Use HTTP Accept headers

Tries to tell servers what we need, hopefull this will avoid the useless donwloading of pdf, images and so on (especially on Hacker News)
2013-11-30 19:33:36 +01:00
parent 0de5adc505
commit 2634dab40c
1 changed files with 34 additions and 3 deletions
--- a/morss.py
+++ b/morss.py
@@ -200,13 +200,15 @@ class SimpleDownload(urllib2.HTTPCookieProcessor):
 	to save bandwidth. The given headers are added back into the header on error
 	304 for easier use.
 	"""
-	def __init__(self, cache="", etag=None, lastmodified=None, useragent=UA_HTML, decode=False, cookiejar=None):
+	def __init__(self, cache="", etag=None, lastmodified=None, useragent=UA_HTML, decode=False, cookiejar=None, accept=None, strict=False):
 		urllib2.HTTPCookieProcessor.__init__(self, cookiejar)
 		self.cache = cache
 		self.etag = etag
 		self.lastmodified = lastmodified
 		self.useragent = useragent
 		self.decode = decode
 		self.accept = accept
 		self.strict = strict
 	def http_request(self, req):
 		urllib2.HTTPCookieProcessor.http_request(self, req)
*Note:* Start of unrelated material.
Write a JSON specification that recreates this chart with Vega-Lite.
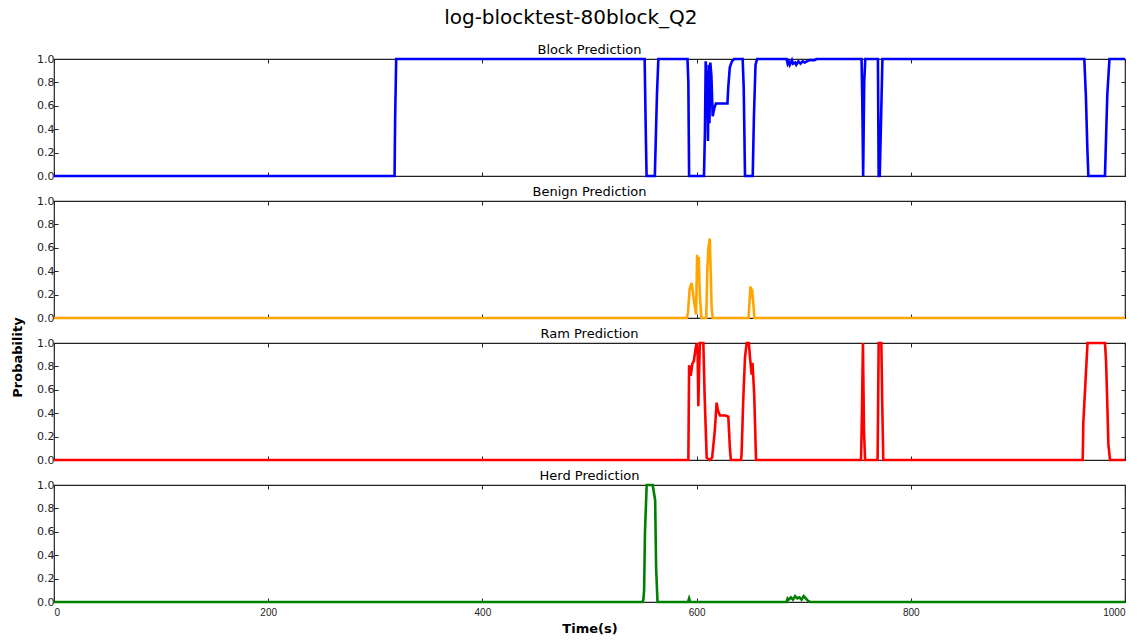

@@ -220,6 +222,35 @@ class SimpleDownload(urllib2.HTTPCookieProcessor):
 				req.add_unredirected_header('If-None-Match', self.etag)
 			if self.lastmodified:
 				req.add_unredirected_header('If-Modified-Since', self.lastmodified)
 		if self.accept is not None:
 			# req.add_unredirected_header('Accept', 'text/html,application/xhtml+xml,application/xml;q=0.9,*/*;q=0.8')
 			if isinstance(self.accept, basestring):
 				self.accept = (self.accept,)
 			out = {}
 			for (i, group) in enumerate(self.accept):
 				rank = 1 - i*0.1
 				if isinstance(group, basestring):
 					if group in MIMETYPE:
 						group = MIMETYPE[group]
 					else:
 						out[group] = rank
 						continue
 				for mime in group:
 					if mime not in out:
 						out[mime] = rank
 			if not self.strict:
 				out['*/*'] = rank-0.1
 			string = ','.join([x+';q={:.1}'.format(out[x]) if out[x] != 1 else x for x in out])
 			log(string)
 			req.add_unredirected_header('Accept', string)
 		return req
 	def http_error_304(self, req, fp, code, msg, headers):
@@ -408,7 +439,7 @@ def Fill(item, cache, feedurl='/', fast=False):
 	# download
 	try:
 		url = link.encode('utf-8')
-		con = urllib2.build_opener(SimpleDownload(decode=True)).open(url, timeout=TIMEOUT)
+		con = urllib2.build_opener(SimpleDownload(decode=True, accept=('html', 'text/*'), strict=True)).open(url, timeout=TIMEOUT)
 		data = con.read()
 	except (IOError, httplib.HTTPException):
 		log('http error')
@@ -459,7 +490,7 @@ def Gather(url, cachePath, options):
 		style = cache.get('style')
 	else:
 		try:
-			opener = SimpleDownload(cache.get(url), cache.get('etag'), cache.get('lastmodified'), decode=False)
+			opener = SimpleDownload(cache.get(url), cache.get('etag'), cache.get('lastmodified'), decode=False, accept=('xml','html'))
 			con = urllib2.build_opener(opener).open(url, timeout=TIMEOUT)
 			xml = con.read()
 		except (IOError, httplib.HTTPException):